Frequently asked questions
Which section governs appeals under the Goa Buildings (Lease, Rent and Eviction) Control Act, 1968?
Appeals are governed by Section 45, not Section 23. Section 23 deals with a landlord's right to obtain possession; Section 45 in Chapter VIII creates the appeal, with revision under Section 46 and appellate powers under Section 47.
To whom does an appeal lie from a Controller's eviction order?
Under Section 45(2), an appeal from an order of the Controller (or of the Authorised Officer under Section 31) lies to the Administrative Tribunal. By contrast, under Section 45(1) an appeal from a Rent Tribunal's order lies to the Appellate Board.
What is the limitation period for filing an appeal, and can delay be condoned?
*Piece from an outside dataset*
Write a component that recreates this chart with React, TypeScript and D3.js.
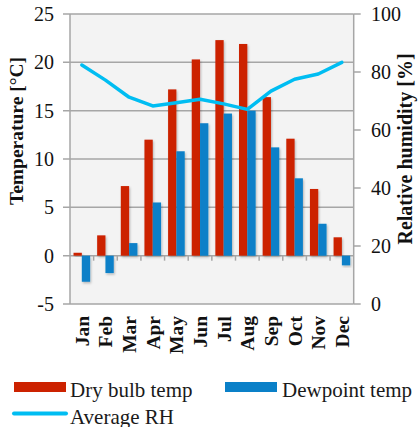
import React from "react";
import * as d3 from "d3";

// Monthly climate normals
const months = ["Jan", "Feb", "Mar", "Apr", "May", "Jun", "Jul", "Aug", "Sep", "Oct", "Nov", "Dec"];
const dryBulb = [0.3, 2.1, 7.2, 12.0, 17.2, 20.3, 22.3, 21.9, 16.4, 12.1, 6.9, 1.9];
const dewpoint = [-2.7, -1.8, 1.3, 5.5, 10.8, 13.7, 14.7, 15.0, 11.2, 8.0, 3.3, -1.0];
const avgRH = [82.4, 77.2, 71.3, 68.3, 69.4, 70.6, 69.0, 67.1, 73.4, 77.5, 79.3, 83.3];
const tempTicks = [-5, 0, 5, 10, 15, 20, 25];
const rhTicks = [0, 20, 40, 60, 80, 100];
const seriesKeys = ["dry", "dew"];

const W = 420;
const H = 427;
const left = 70;
const right = 353.7;
const top = 14;
const bottom = 304;

const RED = "#cc2200";
const BLUE = "#0a80c8";
const CYAN = "#00bdf2";
const GRID = "#a6a6a6";
const FONT = '"Liberation Serif", "DejaVu Serif", serif';

export default function App() {
  const x = d3.scaleBand<string>().domain(months).range([left, right]).padding(0);
  const bw = x.bandwidth();
  const xs = d3.scaleBand<string>().domain(seriesKeys).range([0, bw]).paddingInner(0).paddingOuter(0.424);
  const yT = d3.scaleLinear().domain([-5, 25]).range([bottom, top]);
  const yR = d3.scaleLinear().domain([0, 100]).range([bottom, top]);
  const cx = (m: string) => (x(m) as number) + bw / 2;

  const line = d3
    .line<number>()
    .x((_, i) => cx(months[i]))
    .y((d) => yR(d));

  const bar = (m: string, key: string, v: number, color: string) => {
    const y0 = yT(0);
    const y1 = yT(v);
    return (
      <rect
        key={m + key}
        x={(x(m) as number) + (xs(key) as number)}
        y={Math.min(y0, y1)}
        width={xs.bandwidth()}
        height={Math.abs(y1 - y0)}
        fill={color}
        filter="url(#shadow)"
      />
    );
  };

  const txt = { fontFamily: FONT };

  return (
    <svg
      width={W}
      height={H}
      style={{ position: "absolute", left: 0, top: 0, background: "#fff", fontFamily: FONT }}
    >
      <defs>
        <filter id="shadow" x="-50%" y="-20%" width="200%" height="140%">
          <feDropShadow dx="1" dy="1.5" stdDeviation="1.2" floodColor="#000" floodOpacity="0.25" />
        </filter>
      </defs>

      {/* plot background */}
      <rect x={left} y={top} width={right - left} height={bottom - top} fill="#f3f3f3" />

      {/* horizontal gridlines with left ticks */}
      {tempTicks.map((t) => (
        <line key={"g" + t} x1={left - 7} x2={right} y1={yT(t)} y2={yT(t)} stroke={GRID} strokeWidth={1.5} />
      ))}

      {/* category ticks on the zero line */}
      {months.slice(1).map((m) => (
        <line
          key={"ct" + m}
          x1={x(m) as number}
          x2={x(m) as number}
          y1={yT(0)}
          y2={yT(0) + 5}
          stroke={GRID}
          strokeWidth={1.5}
        />
      ))}

      {/* axis lines */}
      <line x1={left} x2={left} y1={top} y2={bottom} stroke={GRID} strokeWidth={1.5} />
      <line x1={right} x2={right} y1={top} y2={bottom} stroke={GRID} strokeWidth={1.5} />
      {rhTicks.map((t) => (
        <line key={"rt" + t} x1={right} x2={right + 7} y1={yR(t)} y2={yR(t)} stroke={GRID} strokeWidth={1.5} />
      ))}

      {/* bars */}
      {months.map((m, i) => bar(m, "dry", dryBulb[i], RED))}
      {months.map((m, i) => bar(m, "dew", dewpoint[i], BLUE))}

      {/* relative humidity line */}
      <path d={line(avgRH) as string} fill="none" stroke={CYAN} strokeWidth={3.5} strokeLinejoin="round" strokeLinecap="round" />

      {/* left tick labels */}
      {tempTicks.map((t) => (
        <text key={"lt" + t} style={txt} x={54} y={yT(t)} dy="0.35em" textAnchor="end" fontSize={20} fill="#111">
          {t}
        </text>
      ))}

      {/* right tick labels */}
      {rhTicks.map((t) => (
        <text key={"rl" + t} style={txt} x={371} y={yR(t)} dy="0.35em" textAnchor="start" fontSize={20} fill="#111">
          {t}
        </text>
      ))}

      {/* month labels */}
      {months.map((m) => (
        <text
          key={"m" + m}
          style={txt}
          transform={`translate(${cx(m) + 7},316) rotate(-90)`}
          textAnchor="end"
          fontSize={19.5}
          fontWeight="bold"
          fill="#111"
        >
          {m}
        </text>
      ))}

      {/* axis titles */}
      <text style={txt} transform="translate(23,131) rotate(-90)" textAnchor="middle" fontSize={19.5} fontWeight="bold" fill="#111">
        Temperature [°C]
      </text>
      <text style={txt} transform="translate(411.5,149) rotate(-90)" textAnchor="middle" fontSize={20} fontWeight="bold" fill="#111">
        Relative humidity [%]
      </text>

      {/* legend */}
      <rect x={14} y={382} width={52} height={10} fill={RED} />
      <text style={txt} x={70} y={397} fontSize={21} fill="#1a1a1a">Dry bulb temp</text>
      <rect x={225} y={382} width={52} height={10} fill={BLUE} />
      <text style={txt} x={282} y={397} fontSize={21} fill="#1a1a1a">Dewpoint temp</text>
      <line x1={14} x2={66} y1={413.5} y2={413.5} stroke={CYAN} strokeWidth={4} strokeLinecap="round" />
      <text style={txt} x={70} y={423.5} fontSize={21} fill="#1a1a1a">Average RH</text>
    </svg>
  );
}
Section 45(3) prescribes thirty days from the date of the order. The proviso lets the appellate authority condone delay on proof of “sufficient cause”, applied liberally per Collector, Land Acquisition, Anantnag v. Mst. Katiji (1987) 2 SCC 107.
Must a tenant deposit rent to maintain an appeal?
Yes. Section 32 bars a tenant from contesting before any appellate or revisional authority, or preferring any appeal or revision, unless all arrears are paid or deposited and rent continues to be deposited during the proceedings. Default forfeits the right to be heard.
How does revision under Section 46 differ from an appeal?
An appeal under Section 45 is a rehearing on facts and law. Revision under Section 46 is a supervisory check by the Administrative Tribunal “in exceptional circumstances”, confined to the correctness, legality or propriety of the order, and barred after ninety days from the date of the order.
Can a Tribunal's appellate order be challenged in the High Court?
There is no statutory appeal to the High Court. The remedy is supervisory jurisdiction under Article 227, exercised sparingly per Surya Dev Rai v. Ram Chander Rai (2003) 6 SCC 675, as clarified in Radhey Shyam v. Chhabi Nath (2015) 5 SCC 423, for jurisdictional error or perversity only.